Moufang sets related to polarities in exceptional Moufang quadrangles of type F_4

TL;DR

This paper constructs a new geometry from a Moufang set related to a polarity in an exceptional Moufang quadrangle of type F_4, linking automorphisms of the geometry and the quadrangle to deepen understanding of their symmetries.

Contribution

It introduces a rank three geometry associated with such Moufang sets, enabling geometric analysis of their automorphisms and providing a key result on automorphisms stabilizing polarities.

Findings

Automorphism group of the new geometry matches that of the Moufang set

Every automorphism stabilizing the polarity centralizes it

Completes the understanding of automorphisms in all polarities of Moufang n-gons

Abstract

Departing from a Moufang set related to a polarity in an exceptional Moufang quadrangle of type F_4, we construct a rank three geometry.

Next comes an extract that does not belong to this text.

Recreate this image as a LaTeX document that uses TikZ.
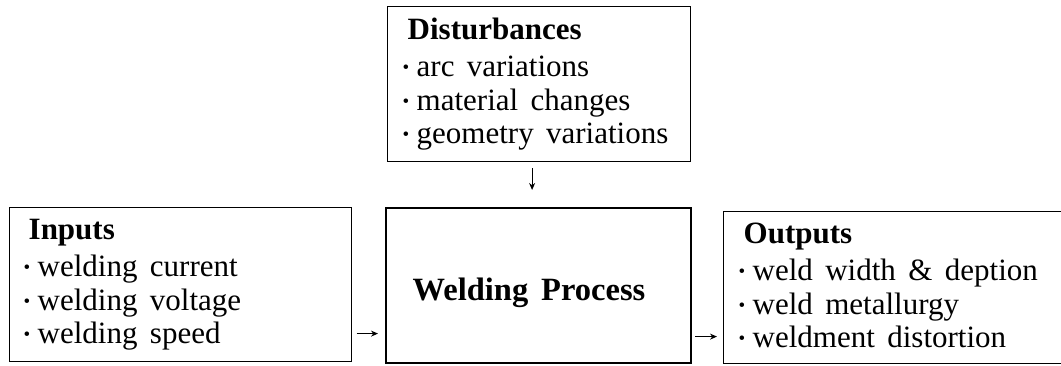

The main property of this new geometry is that its automorphism group is identical to the one of the underlying Moufang set, providing a tool to study this Moufang set in a geometrical way. As a corollary we obtain that every automorphism of an exceptional Moufang quadrangle of type F_4 stabilizing the absolute points of a polarity, also centralizes the polarity. This handles the final case of a similar result for all polarities of Moufang n-gons.